What you are asked to do:
Take the lines from the top down to and including the one with "0.027, 0.018, 0.011, 0.006, 0.0]" and repeat them exactly. Omit images.

Supplied information:
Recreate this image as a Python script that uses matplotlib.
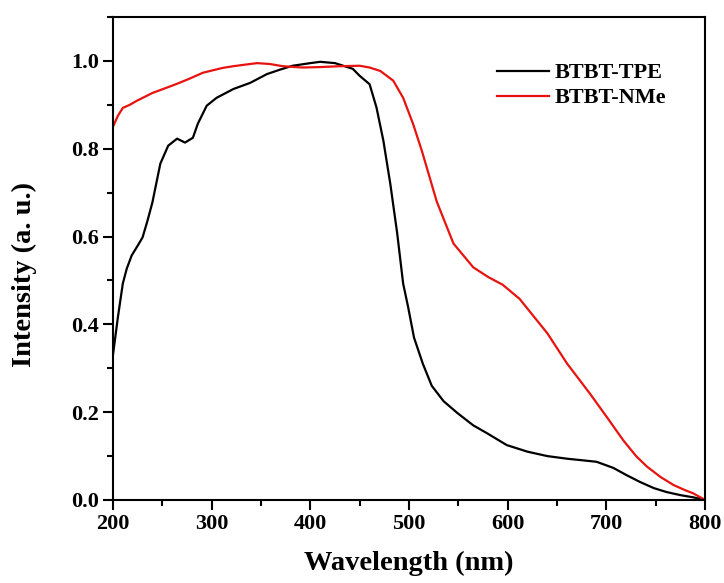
import matplotlib.pyplot as plt
from matplotlib.ticker import MultipleLocator

plt.rcParams["font.family"] = ["Liberation Serif", "DejaVu Serif"]
plt.rcParams["font.weight"] = "bold"

# BTBT-TPE (black)
tpe_wl = [200, 205, 210, 214, 219, 225, 230, 235, 240, 248, 256, 265, 273, 281,
          286, 295, 305, 322, 339, 356, 369, 382, 400, 410, 425, 443, 450, 460,
          467, 474, 481, 488, 494, 499, 505, 514, 523, 535, 549, 565, 579, 599,
          620, 640, 660, 673, 690, 707, 720, 734, 748, 761, 775, 788, 800]
tpe_int = [0.33, 0.416, 0.493, 0.527, 0.557, 0.579, 0.598, 0.636, 0.678, 0.766,
           0.807, 0.823, 0.814, 0.825, 0.857, 0.898, 0.916, 0.936, 0.95, 0.97,
           0.98, 0.989, 0.995, 0.998, 0.995, 0.982, 0.966, 0.947, 0.894, 0.818,
           0.72, 0.607, 0.493, 0.44, 0.37, 0.31, 0.26, 0.225, 0.198, 0.17,
           0.152, 0.125, 0.11, 0.1, 0.094, 0.091, 0.087, 0.073, 0.057, 0.041,
           0.027, 0.018, 0.011, 0.006, 0.0]

# BTBT-NMe (red)
nme_wl = [200, 205, 210, 217, 224, 232, 240, 252, 265, 278, 291, 300, 311, 322,
          332, 346, 359, 372, 392, 410, 430, 450, 460, 471, 484, 494, 504, 513,
          528, 545, 565, 580, 595, 612, 631, 640, 660, 683, 700, 717, 730, 741,
          755, 768, 780, 788, 800]
nme_int = [0.85, 0.875, 0.893, 0.9, 0.909, 0.918, 0.927, 0.937, 0.948, 0.96,
           0.973, 0.978, 0.984, 0.988, 0.991, 0.995, 0.993, 0.988, 0.985, 0.986,
           0.988, 0.989, 0.985, 0.977, 0.955, 0.916, 0.857, 0.795, 0.68, 0.584,
           0.53, 0.508, 0.49, 0.458, 0.405, 0.38, 0.311, 0.243, 0.19, 0.136,
           0.1, 0.076, 0.052, 0.034, 0.022, 0.015, 0.0]

fig = plt.figure(figsize=(7.24, 5.83), dpi=100)
ax = fig.add_axes([0.156, 0.1424, 0.818, 0.8284])

ax.plot(tpe_wl, tpe_int, color="black", linewidth=1.6, label="BTBT-TPE")
ax.plot(nme_wl, nme_int, color="#e8130f", linewidth=1.6, label="BTBT-NMe")

ax.set_xlim(200, 800)
ax.set_ylim(0, 1.1)
ax.xaxis.set_major_locator(MultipleLocator(100))
ax.xaxis.set_minor_locator(MultipleLocator(50))
ax.yaxis.set_major_locator(MultipleLocator(0.2))
ax.yaxis.set_minor_locator(MultipleLocator(0.1))
ax.yaxis.set_major_formatter(plt.FuncFormatter(lambda v, p: f"{v:.1f}"))

for side in ["left", "bottom", "top", "right"]:
    ax.spines[side].set_linewidth(1.5)
ax.tick_params(which="major", direction="out", length=7, width=1.5,
               labelsize=16, pad=3)
ax.tick_params(which="minor", direction="out", length=4, width=1.5)
ax.tick_params(top=False, right=False)

ax.set_xlabel("Wavelength (nm)", fontsize=20.5, fontweight="bold", labelpad=12)
ax.set_ylabel("Intensity (a. u.)", fontsize=20.5, fontweight="bold")
ax.yaxis.set_label_coords(-0.128, 0.466)

ax.legend(loc="upper left", bbox_to_anchor=(0.648, 0.905), frameon=False,
          fontsize=16, handlelength=2.35, handletextpad=0.25, borderpad=0,
          borderaxespad=0, labelspacing=0.2)

fig.savefig("out.png", dpi=100)
plt.close(fig)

Exercise result:
Recreate this image as a Python script that uses matplotlib.
import matplotlib.pyplot as plt
from matplotlib.ticker import MultipleLocator

plt.rcParams["font.family"] = ["Liberation Serif", "DejaVu Serif"]
plt.rcParams["font.weight"] = "bold"

# BTBT-TPE (black)
tpe_wl = [200, 205, 210, 214, 219, 225, 230, 235, 240, 248, 256, 265, 273, 281,
          286, 295, 305, 322, 339, 356, 369, 382, 400, 410, 425, 443, 450, 460,
          467, 474, 481, 488, 494, 499, 505, 514, 523, 535, 549, 565, 579, 599,
          620, 640, 660, 673, 690, 707, 720, 734, 748, 761, 775, 788, 800]
tpe_int = [0.33, 0.416, 0.493, 0.527, 0.557, 0.579, 0.598, 0.636, 0.678, 0.766,
           0.807, 0.823, 0.814, 0.825, 0.857, 0.898, 0.916, 0.936, 0.95, 0.97,
           0.98, 0.989, 0.995, 0.998, 0.995, 0.982, 0.966, 0.947, 0.894, 0.818,
           0.72, 0.607, 0.493, 0.44, 0.37, 0.31, 0.26, 0.225, 0.198, 0.17,
           0.152, 0.125, 0.11, 0.1, 0.094, 0.091, 0.087, 0.073, 0.057, 0.041,
           0.027, 0.018, 0.011, 0.006, 0.0]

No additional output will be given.